こうした集めたい声に合わせて、以下で取り上げるなかから最適な収集チャネルを活用しましょう。
- アンケート
企業側が調査したい項目を消費者に質問する方法。求めている声が手に入りやすい。 - コールセンター
コールセンターに寄せられる顧客の声を入手する方法。クレームや不満などの声を入手しやすい。 - SNSやブログ
ネット上の投稿から顧客の声を入手する方法。多様な声が手に入るが、質の高いVOCの選別が必要。
2.データを集計する
専用システムなどを用いてVOCのデータを集計・管理します。
Excelなどにまとめる方法もありますが、声の量が多くなるにつれて集計負荷は増大します。基幹システムなどを用いて、データを効率よく管理できる環境構築が大切です。
コールセンターシステムやCRMシステムなどと組み合わせた管理もおすすめです。定量的な顧客情報と定性的なVOCを一元管理できるようになり、顧客情報とVOCを紐づけることもできます。
3.具体的な施策に反映する
VOCはあくまでもデータです。そこからどのような仮説を導き、施策に反映させていくのかが問われます。
たとえば、製品の品質には満足しているものの、サポート対応に多くの不満の声が挙がっているケースです。この場合は、カスタマーサポートやカスタマーサクセス部門のオペレーションを早急に見直すべきでしょう。一方、「使い勝手が悪い」といった声が多ければ、フィードバック内容をもとに開発や改良に着手します。
VOCは、必ずしもそのまま改善施策に活かせるわけではありませんが、なぜこのような声が挙がっているのか、仮説を立てていくプロセスは極めて重要です。仮説から導かれる具体的な施策を立案し、実行していきます。
4.効果検証を行う
施策を実行した後は、必ず効果検証を実施しましょう。
VOCを反映した施策が成功するという保証はありません。実際にどのような効果が表れたのか、明確にしておく必要があります。
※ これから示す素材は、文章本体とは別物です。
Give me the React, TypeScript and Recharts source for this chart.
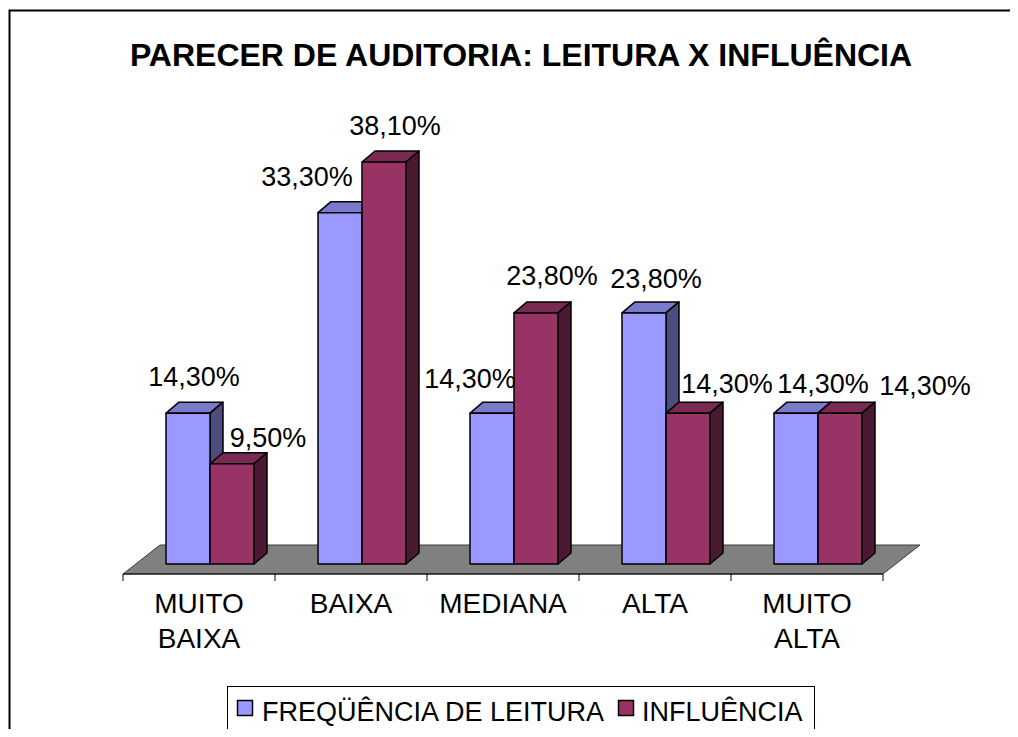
import { BarChart, Bar, XAxis, YAxis, LabelList } from 'recharts'

const categories = ['MUITO BAIXA', 'BAIXA', 'MEDIANA', 'ALTA', 'MUITO ALTA']
const leitura = [14.3, 33.3, 14.3, 23.8, 14.3]
const influencia = [9.5, 38.1, 23.8, 14.3, 14.3]
const seriesNames = ['FREQÜÊNCIA DE LEITURA', 'INFLUÊNCIA']
const yDomain = [0, 40]

// label nudges [dx, dy] from the top-centre of the front face (Excel 3D placement)
const leituraLabelNudge = [[6, -37], [-33, -37], [-22, -35], [12, -35], [27, -30]]
const influenciaLabelNudge = [[36, -27], [11, -37], [16, -38], [39, -30], [85, -28]]

const data = categories.map((cat, i) => ({
  cat,
  leitura: leitura[i],
  influencia: influencia[i],
}))

const W = 1018
const H = 737
const MARGIN = { top: 142, right: 124, bottom: 143, left: 134 }
const X_AXIS_H = 30
const PLOT_LEFT = MARGIN.left
const PLOT_RIGHT = W - MARGIN.right
const PLOT_BOTTOM = H - MARGIN.bottom - X_AXIS_H

// 3D depth of the bars and floor
const DEPTH_X = 13
const DEPTH_Y = 11
const FLOOR_FRONT = { dx: -11, dy: 10 }
const FLOOR_BACK = { dx: 26, dy: -19 }

const FONT = "'Liberation Sans', Arial, sans-serif"
const BLUE = { front: '#9999FF', top: '#7A7ACC', side: '#4C4C80' }
const RED = { front: '#993366', top: '#7A2952', side: '#4C1933' }

const fmt = (v: number) => v.toFixed(2).replace('.', ',') + '%'

const Box3D = (props: any) => {
  const { x, y, width: w, height: h, colors } = props
  if (w == null || h == null) return null
  return (
    <g stroke="#000" strokeWidth={1.5} strokeLinejoin="round">
      <polygon
        points={`${x},${y} ${x + DEPTH_X},${y - DEPTH_Y} ${x + w + DEPTH_X},${y - DEPTH_Y} ${x + w},${y}`}
        fill={colors.top}
      />
      <polygon
        points={`${x + w},${y} ${x + w + DEPTH_X},${y - DEPTH_Y} ${x + w + DEPTH_X},${y + h - DEPTH_Y} ${x + w},${y + h}`}
        fill={colors.side}
      />
      <rect x={x} y={y} width={w} height={h} fill={colors.front} />
    </g>
  )
}

const DataLabel = (props: any) => {
  const { x, y, width, value, index, nudge } = props
  const [dx, dy] = nudge[index] || [0, -35]
  return (
    <text
      x={x + width / 2 + dx}
      y={y + dy + 10}
      textAnchor="middle"
      fontFamily={FONT}
      fontSize={27}
      fill="#000"
    >
      {fmt(value)}
    </text>
  )
}

const CategoryTick = (props: any) => {
  const { x, y, payload } = props
  const words = String(payload.value).split(' ')
  const cx = x + FLOOR_FRONT.dx
  return (
    <text x={cx} y={y} textAnchor="middle" fontFamily={FONT} fontSize={28} fill="#000">
      {words.map((w, i) => (
        <tspan key={i} x={cx} dy={i === 0 ? 49 : 35}>
          {w}
        </tspan>
      ))}
    </text>
  )
}

const Floor = () => {
  const fy = PLOT_BOTTOM + FLOOR_FRONT.dy
  const by = PLOT_BOTTOM + FLOOR_BACK.dy
  const fl = PLOT_LEFT + FLOOR_FRONT.dx
  const fr = PLOT_RIGHT + FLOOR_FRONT.dx
  const step = (PLOT_RIGHT - PLOT_LEFT) / categories.length
  return (
    <g>
      <polygon
        points={`${fl},${fy} ${PLOT_LEFT + FLOOR_BACK.dx},${by} ${PLOT_RIGHT + FLOOR_BACK.dx},${by} ${fr},${fy}`}
        fill="#808080"
        stroke="#3a3a3a"
        strokeWidth={1}
      />
      <line x1={fl} y1={fy} x2={fr} y2={fy} stroke="#000" strokeWidth={1} />
      {categories.concat(['']).map((_, i) => (
        <line key={i} x1={fl + i * step} y1={fy} x2={fl + i * step} y2={fy + 7} stroke="#000" strokeWidth={1} />
      ))}
    </g>
  )
}

const Frame = () => (
  <g>
    <path d={`M9.5 ${H} V10.5 H${W}`} fill="none" stroke="#000" strokeWidth={2} />
    <text
      x={521}
      y={66}
      textAnchor="middle"
      fontFamily={FONT}
      fontWeight="bold"
      fontSize={32}
      fill="#000"
    >
      PARECER DE AUDITORIA: LEITURA X INFLUÊNCIA
    </text>
  </g>
)

const LegendBox = () => {
  const items = [
    { name: seriesNames[0], color: BLUE.front, sx: 237, tx: 262 },
    { name: seriesNames[1], color: RED.front, sx: 618, tx: 642 },
  ]
  return (
    <g>
      <rect x={227.5} y={686.5} width={587} height={80} fill="#fff" stroke="#000" strokeWidth={1} />
      {items.map((it) => (
        <g key={it.name}>
          <rect x={it.sx + 0.5} y={700.5} width={15} height={15} fill={it.color} stroke="#000" strokeWidth={1.5} />
          <text x={it.tx} y={721} fontFamily={FONT} fontSize={27} fill="#000">
            {it.name}
          </text>
        </g>
      ))}
    </g>
  )
}

export default function App() {
  return (
    <div style={{ margin: -8, width: W, height: H, overflow: 'hidden', background: '#fff' }}>
      <BarChart width={W} height={H} data={data} margin={MARGIN} barGap={0} barSize={44}>
        <Frame />
        <Floor />
        <LegendBox />
        <XAxis
          dataKey="cat"
          height={X_AXIS_H}
          axisLine={false}
          tickLine={false}
          tickSize={0}
          tickMargin={0}
          interval={0}
          tick={<CategoryTick />}
        />
        <YAxis hide domain={yDomain} />
        <Bar
          dataKey="leitura"
          name={seriesNames[0]}
          fill={BLUE.front}
          isAnimationActive={false}
          shape={(p: any) => <Box3D {...p} colors={BLUE} />}
        >
          <LabelList dataKey="leitura" content={(p: any) => <DataLabel {...p} nudge={leituraLabelNudge} />} />
        </Bar>
        <Bar
          dataKey="influencia"
          name={seriesNames[1]}
          fill={RED.front}
          isAnimationActive={false}
          shape={(p: any) => <Box3D {...p} colors={RED} />}
        >
          <LabelList dataKey="influencia" content={(p: any) => <DataLabel {...p} nudge={influenciaLabelNudge} />} />
        </Bar>
      </BarChart>
    </div>
  )
}
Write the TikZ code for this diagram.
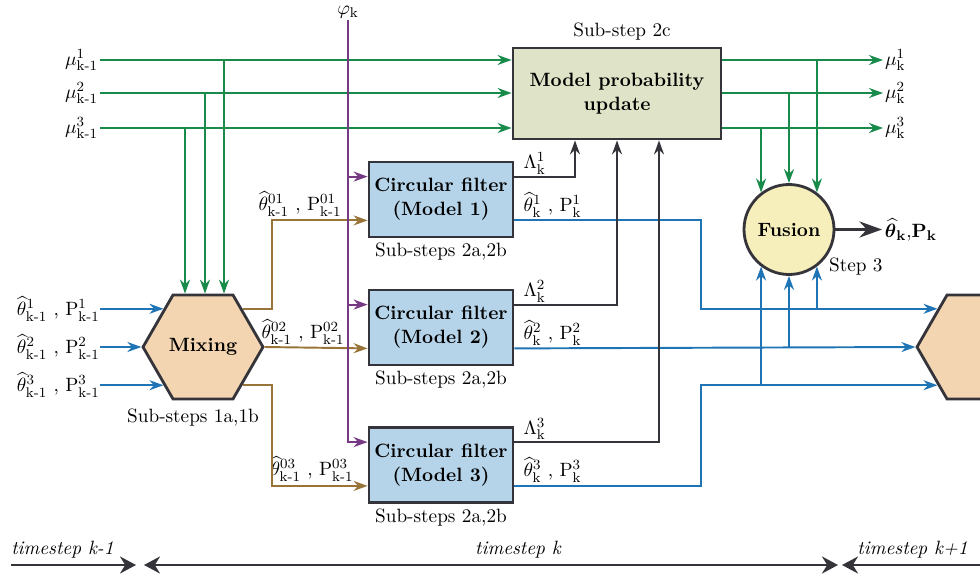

効果検証フェーズでは、再度VOCを集める方法が効果的です。施策前後のギャップが可視化され、新たな課題なども見つけられます。
VOCを活用する際のポイント
VOCを活用する方法を把握できたら、合わせて以下のポイントも押さえておきましょう。
- 目的を明確にした上でVOCを収集する
- 社内の運用体制を整える
- 仮説検証を必ず行う
目的を明確にしたうえでVOCを収集する
VOCを有効活用できていない企業は、そもそもVOCの活用目的自体が明確になっていないことがほとんどです。「VOCは重要だ」「だから集めよう」などと目的が定まっていないケースでは、収集の効果は生まれません。
「VOCを活用して○○を達成する」といったように、目的が定まっていない限り、達成までのプロセスも組み立てられません。VOCを収集・分析するフェーズで混乱が生じるでしょう。
社内の運用体制を整える
VOCの活用には、集めたデータの適切な管理や、データを分析する部署や担当者の固定化が不可欠です。社内の運用体制を整備する必要があるでしょう。
SNSなどを駆使すれば、膨大な量のVOCを収集できます。運用体制が整っていなければ、担当者に過大な負荷がかかるほか、分析効率も大幅に低下します。分析ツールの導入や担当部署の整備を行い、VOCを活用するための環境を整えておくことが重要です。
仮説検証を必ず行う
上述した通り、なんとなくVOCを収集して、施策を実行しても十分な効果は得られません。VOCの内容に基づいて、現在の課題や改善すべき点の仮説を立て、最適な施策を立案・実行する姿勢が求められます。
まとめ
現代では、これまでになくVOCの「質」が求められています。量をやみくもに追うのではなく、「なぜ収集するのか」「なにを達成したいのか」「そのためにどのような声が必要か」と、戦略的なVOC収集・分析を講じましょう。
VOCは、顧客が直面する問題や内包するニーズ、期待値などを推察する貴重な一次情報です。内容から導き出される仮説をロードマップとし、効果的な施策に反映できるよう努めましょう。